For instance, he believes the State of Israel should continue to prohibit civil marriages.
“It [preventing civil marriages] is more important than [preventing] eating pork. If you get into a marriage [with a non-Jew] it is very difficult to change it, and it is not easy to change the children.”
But when asked if the State of Israel needs chief rabbis, Steinsaltz answers in the negative.
“No. What good are they? Someone with a personality can make something out of his position, but the position does not bring esteem to the rabbi. Rabbi Ovadia Yosef actually gained power after he ceased to be chief rabbi. Nobody knows what the chief rabbi does.”
STEINSALTZ IS adamant that Hamas is an implacable enemy.
“Hamas says in a very loud voice that it wants to expel us from Israel. Hamas is attacking us because it has a permanent war with us. The wet dream of all Arabs around us is that we become dhimmis, a lower-class people that can work and have some safety.
“Those rockets are not just because they hate Jews. They want us out… speaking with Palestinians about peace is a little far-fetched. We can do a long cease-fire. But to speak about peace is to demand too much of them.”
Our conversation moves to the murder of Abu Khdeir.
Steinsaltz makes it clear that this was an abhorrent act. “Killing this boy was a horrible thing to do, and after I heard about it I was distraught.”
But he spends a good deal of time explaining that the Jewish murderers of Abu Khdeir should be condemned not principally because what they did was morally abhorrent – obviously it was – but because their despicable act endangered the lives of Jews by generating a backlash of Arab fury.
Steinsaltz bases his position on the halachic concept known in Hebrew as din rodef, which deals with the case of a Jew pursuing another Jew with murderous intent. According to Jewish law, an onlooker who is witness to, say, a Jew chasing another Jew with a knife, has a moral obligation to stop the knife-wielding aggressor with all means at his disposal, including killing the pursuer.
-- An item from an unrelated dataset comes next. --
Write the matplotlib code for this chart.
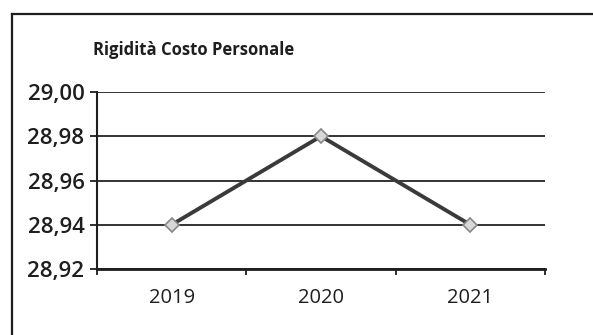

The concept of din rodef has been expanded to include other cases where the act of a Jew endangers the lives of other Jews and is, therefore, punishable by death. In the Diaspora, Jewish informants to gentile authorities against fellow Jews could be killed. The assassination of former prime minister Yitzhak Rabin was preceded by declarations by some rabbis that his actions – the ceding of land and arms to the Palestinians as part of the Oslo Accords – were tantamount to a Jew chasing fellow Jews with murderous intent.
Steinsaltz says the same principle should be applied to the murderers of Abu Khdeir. They endangered other Jews with their actions, and that’s why it was such a terrible thing to do.
Is Steinsaltz bothered by the fact that in Jewish law there is no provision to kill a pursuer when it is a gentile who is being chased? Shouldn’t we be appalled at the murder of Abu Khdeir not because its ramifications endanger the lives of Jews, but because murder of any kind is wrong? Is it not morally problematic for him that Halacha values the life of a Jew more than the life of a non-Jew? “Of course you cannot kill any person.”
Nevertheless, Steinsaltz admits there is a clear hierarchy – killing a Jew is considered much more severe in Halacha.
Is that problematic for Steinsaltz from a moral point of view? “Yes and no. You see, we have our laws. The general structure of our laws is that we are a family, and we deal with each other as members of a family. People make this distinction. We care more for our family. And so you see, let’s put it this way, if somebody kills a member of your family – a father, a mother or a wife – you feel differently and you possibly will act differently than when somebody else is killed.
“It is not that you are not moral. It is not that you are insensitive.”
I tell the rabbi that I think this position is immoral.
“I do not see things in your light. I have all kinds of questions about what you call morality. Morality is such an ephemeral phenomenon, ephemeral in the sense that it changes from time to time, from place to place. You see, you grew up in a certain environment, in a certain background.”
STEINSALTZ WAS born in Jerusalem in 1937 to secular parents. His father, Avraham, was a Communist who fought against Francisco Franco during the Spanish Civil War, one of the few Communists from Palestine who did so, says Steinsaltz.
Ideologically, Avraham was situated farther to the Left than the Zionist Marxist Hapoel Hatzair; he belonged to the Palestinian Communist Party, which was more congenial to Zionism than the more staunchly left-wing Communist Party of Palestine.
But both parties were outlawed by the British, says Steinsaltz.
What would Steinsaltz’s father have thought of the distinction his son makes between the life of a Jew and the life of a gentile? Wouldn’t the internationalist – who embraced Communism’s ideals of equality, secularism and moving beyond nationalism; who traveled to Spain to risk his own life fighting against Fascism for a nation of gentiles – reject a hierarchy that values a Jewish life more than a non-Jewish life? Steinsaltz says he believes his father would agree with the distinction.
“One of the things I inherited from him was his pride in being a Jew, even though he was a Communist. He told me once, ‘I am not particular about eating kosher.
But that is in Israel. When I go abroad I only eat kosher, because I am a Jew.’ I think I got this from him.”
Steinsaltz explains that his father was a complicated man who managed to hold within himself many contradictions. Though he rejected religion, he came from an illustrious rabbinic family. Growing up, Steinsaltz’s first language was Yiddish, because his parents “refused to speak the language of the goyim [gentiles].”
When he was nine or 10 years old, his father hired a Talmud teacher.
“I asked him why, and he said, ‘I don’t care if you are an apikorus [heretic], but I don’t want anyone in our family to be an ignoramus.”
Steinsaltz remembers growing up that for him, being Jewish was not a matter of questioning. It was a source of pride.
“My work in this world is about changing the melody of a single sentence: ‘I am a Jew.’ Now it can be said in two different ways – one is ‘I am a Jew’ like ‘I have hemophilia.’ “The other way is ‘I am a Jew’ like ‘I am a crown prince.’ It affects how you behave, and it affects who you marry. If you know you are a prince, you are not going to marry some base commoner.
“All my work in the world is to change the melody from one to the other.”